╔══
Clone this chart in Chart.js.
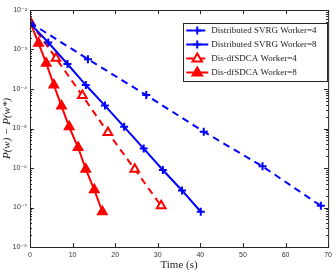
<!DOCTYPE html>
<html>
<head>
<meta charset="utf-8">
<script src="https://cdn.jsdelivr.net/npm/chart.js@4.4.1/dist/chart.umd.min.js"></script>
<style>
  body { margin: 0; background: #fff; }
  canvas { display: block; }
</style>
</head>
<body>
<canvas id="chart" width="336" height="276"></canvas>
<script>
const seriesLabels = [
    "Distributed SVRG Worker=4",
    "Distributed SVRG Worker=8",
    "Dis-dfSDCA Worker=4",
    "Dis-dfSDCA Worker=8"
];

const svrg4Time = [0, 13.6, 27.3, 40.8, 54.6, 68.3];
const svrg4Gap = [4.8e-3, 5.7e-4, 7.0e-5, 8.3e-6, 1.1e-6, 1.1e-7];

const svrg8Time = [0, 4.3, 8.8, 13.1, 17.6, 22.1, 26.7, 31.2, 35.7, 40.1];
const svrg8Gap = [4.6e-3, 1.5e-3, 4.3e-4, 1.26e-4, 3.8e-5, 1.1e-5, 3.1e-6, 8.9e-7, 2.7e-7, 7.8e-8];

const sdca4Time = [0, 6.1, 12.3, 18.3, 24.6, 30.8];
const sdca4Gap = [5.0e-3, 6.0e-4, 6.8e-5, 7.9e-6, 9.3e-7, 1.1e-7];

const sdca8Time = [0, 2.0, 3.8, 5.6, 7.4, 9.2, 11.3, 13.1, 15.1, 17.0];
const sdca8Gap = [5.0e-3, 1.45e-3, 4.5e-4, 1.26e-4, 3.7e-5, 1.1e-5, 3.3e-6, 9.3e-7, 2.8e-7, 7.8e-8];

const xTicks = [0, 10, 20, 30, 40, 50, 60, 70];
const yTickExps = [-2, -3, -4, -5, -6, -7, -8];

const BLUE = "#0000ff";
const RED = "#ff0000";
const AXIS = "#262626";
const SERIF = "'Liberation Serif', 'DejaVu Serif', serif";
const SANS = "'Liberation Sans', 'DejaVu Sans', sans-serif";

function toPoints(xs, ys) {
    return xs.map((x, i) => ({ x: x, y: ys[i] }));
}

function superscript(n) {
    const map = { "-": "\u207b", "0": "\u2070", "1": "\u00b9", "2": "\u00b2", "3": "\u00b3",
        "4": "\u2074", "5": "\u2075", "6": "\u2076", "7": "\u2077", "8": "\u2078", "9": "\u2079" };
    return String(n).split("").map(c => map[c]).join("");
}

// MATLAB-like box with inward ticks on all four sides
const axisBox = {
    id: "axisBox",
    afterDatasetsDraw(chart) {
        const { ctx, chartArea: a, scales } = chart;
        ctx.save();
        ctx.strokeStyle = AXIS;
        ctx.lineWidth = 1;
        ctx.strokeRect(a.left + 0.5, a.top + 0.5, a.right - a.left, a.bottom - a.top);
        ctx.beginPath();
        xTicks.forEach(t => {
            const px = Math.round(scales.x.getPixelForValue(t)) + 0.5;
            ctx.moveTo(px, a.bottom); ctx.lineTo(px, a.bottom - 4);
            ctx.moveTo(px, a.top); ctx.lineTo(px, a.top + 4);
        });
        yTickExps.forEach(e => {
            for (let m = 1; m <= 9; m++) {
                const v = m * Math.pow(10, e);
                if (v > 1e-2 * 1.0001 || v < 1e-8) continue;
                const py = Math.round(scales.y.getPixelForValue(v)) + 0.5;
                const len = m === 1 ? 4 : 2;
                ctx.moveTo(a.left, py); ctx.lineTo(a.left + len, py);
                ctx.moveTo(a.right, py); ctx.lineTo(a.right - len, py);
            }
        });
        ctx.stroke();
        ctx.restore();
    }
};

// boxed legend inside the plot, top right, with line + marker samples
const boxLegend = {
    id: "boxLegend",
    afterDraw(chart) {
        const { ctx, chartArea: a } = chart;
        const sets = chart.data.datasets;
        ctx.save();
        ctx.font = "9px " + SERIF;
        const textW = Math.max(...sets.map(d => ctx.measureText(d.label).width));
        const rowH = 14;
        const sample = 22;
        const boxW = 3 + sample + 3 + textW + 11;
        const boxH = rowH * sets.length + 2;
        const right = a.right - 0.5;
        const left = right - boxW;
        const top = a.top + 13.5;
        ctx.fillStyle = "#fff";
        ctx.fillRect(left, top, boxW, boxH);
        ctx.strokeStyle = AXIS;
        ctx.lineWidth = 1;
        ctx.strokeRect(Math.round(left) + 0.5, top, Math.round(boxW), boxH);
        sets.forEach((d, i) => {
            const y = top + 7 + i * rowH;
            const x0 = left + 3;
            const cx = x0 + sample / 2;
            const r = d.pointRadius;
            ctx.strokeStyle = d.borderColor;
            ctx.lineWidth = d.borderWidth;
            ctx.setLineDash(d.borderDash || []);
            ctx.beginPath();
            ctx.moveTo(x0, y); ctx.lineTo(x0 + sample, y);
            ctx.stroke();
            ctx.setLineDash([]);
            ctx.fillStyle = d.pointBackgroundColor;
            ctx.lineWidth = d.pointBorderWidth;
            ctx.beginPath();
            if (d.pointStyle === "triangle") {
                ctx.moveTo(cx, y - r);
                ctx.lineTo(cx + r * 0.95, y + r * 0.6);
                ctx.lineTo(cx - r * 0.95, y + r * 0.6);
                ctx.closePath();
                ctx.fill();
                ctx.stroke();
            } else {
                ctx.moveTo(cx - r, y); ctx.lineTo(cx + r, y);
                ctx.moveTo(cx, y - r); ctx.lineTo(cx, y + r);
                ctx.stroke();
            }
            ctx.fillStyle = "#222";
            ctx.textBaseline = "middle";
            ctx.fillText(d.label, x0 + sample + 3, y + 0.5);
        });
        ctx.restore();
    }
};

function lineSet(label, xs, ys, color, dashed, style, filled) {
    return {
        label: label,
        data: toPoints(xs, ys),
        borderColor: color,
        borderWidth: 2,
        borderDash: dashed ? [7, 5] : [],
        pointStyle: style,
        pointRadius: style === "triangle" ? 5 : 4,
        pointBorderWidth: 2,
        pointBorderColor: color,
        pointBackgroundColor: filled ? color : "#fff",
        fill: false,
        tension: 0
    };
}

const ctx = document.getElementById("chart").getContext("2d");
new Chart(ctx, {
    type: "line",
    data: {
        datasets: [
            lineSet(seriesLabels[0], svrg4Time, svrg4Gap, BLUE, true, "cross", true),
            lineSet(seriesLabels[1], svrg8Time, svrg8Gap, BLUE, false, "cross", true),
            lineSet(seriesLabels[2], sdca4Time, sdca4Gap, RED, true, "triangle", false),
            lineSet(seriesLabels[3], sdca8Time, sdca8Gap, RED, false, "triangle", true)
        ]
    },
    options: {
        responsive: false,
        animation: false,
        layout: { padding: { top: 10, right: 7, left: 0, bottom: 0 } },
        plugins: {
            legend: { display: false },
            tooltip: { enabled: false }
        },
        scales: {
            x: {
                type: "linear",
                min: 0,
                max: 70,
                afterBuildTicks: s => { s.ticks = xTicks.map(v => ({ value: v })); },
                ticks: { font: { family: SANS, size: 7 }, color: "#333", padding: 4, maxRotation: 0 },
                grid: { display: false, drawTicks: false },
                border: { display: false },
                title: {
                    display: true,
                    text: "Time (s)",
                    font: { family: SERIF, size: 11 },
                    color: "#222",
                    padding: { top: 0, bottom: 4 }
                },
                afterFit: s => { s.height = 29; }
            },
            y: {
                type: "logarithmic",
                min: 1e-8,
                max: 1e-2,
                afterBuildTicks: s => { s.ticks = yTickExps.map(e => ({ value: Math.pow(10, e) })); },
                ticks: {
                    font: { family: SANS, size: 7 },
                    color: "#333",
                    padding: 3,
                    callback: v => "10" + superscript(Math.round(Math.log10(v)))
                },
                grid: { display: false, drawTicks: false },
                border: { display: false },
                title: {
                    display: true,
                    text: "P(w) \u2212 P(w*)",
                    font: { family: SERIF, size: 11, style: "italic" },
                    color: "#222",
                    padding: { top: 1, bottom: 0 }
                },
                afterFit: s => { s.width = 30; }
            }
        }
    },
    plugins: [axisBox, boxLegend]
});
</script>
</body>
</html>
╚══
• **Problem details**: Every line from the start of the listing above through the line with "7.9e-6, 9.3e-7, 1.1e-7];" should be repeated exactly; skip the pictures and add nothing else.

• **Task response**:
Clone this chart in Chart.js.
<!DOCTYPE html>
<html>
<head>
<meta charset="utf-8">
<script src="https://cdn.jsdelivr.net/npm/chart.js@4.4.1/dist/chart.umd.min.js"></script>
<style>
  body { margin: 0; background: #fff; }
  canvas { display: block; }
</style>
</head>
<body>
<canvas id="chart" width="336" height="276"></canvas>
<script>
const seriesLabels = [
    "Distributed SVRG Worker=4",
    "Distributed SVRG Worker=8",
    "Dis-dfSDCA Worker=4",
    "Dis-dfSDCA Worker=8"
];

const svrg4Time = [0, 13.6, 27.3, 40.8, 54.6, 68.3];
const svrg4Gap = [4.8e-3, 5.7e-4, 7.0e-5, 8.3e-6, 1.1e-6, 1.1e-7];

const svrg8Time = [0, 4.3, 8.8, 13.1, 17.6, 22.1, 26.7, 31.2, 35.7, 40.1];
const svrg8Gap = [4.6e-3, 1.5e-3, 4.3e-4, 1.26e-4, 3.8e-5, 1.1e-5, 3.1e-6, 8.9e-7, 2.7e-7, 7.8e-8];

const sdca4Time = [0, 6.1, 12.3, 18.3, 24.6, 30.8];
const sdca4Gap = [5.0e-3, 6.0e-4, 6.8e-5, 7.9e-6, 9.3e-7, 1.1e-7];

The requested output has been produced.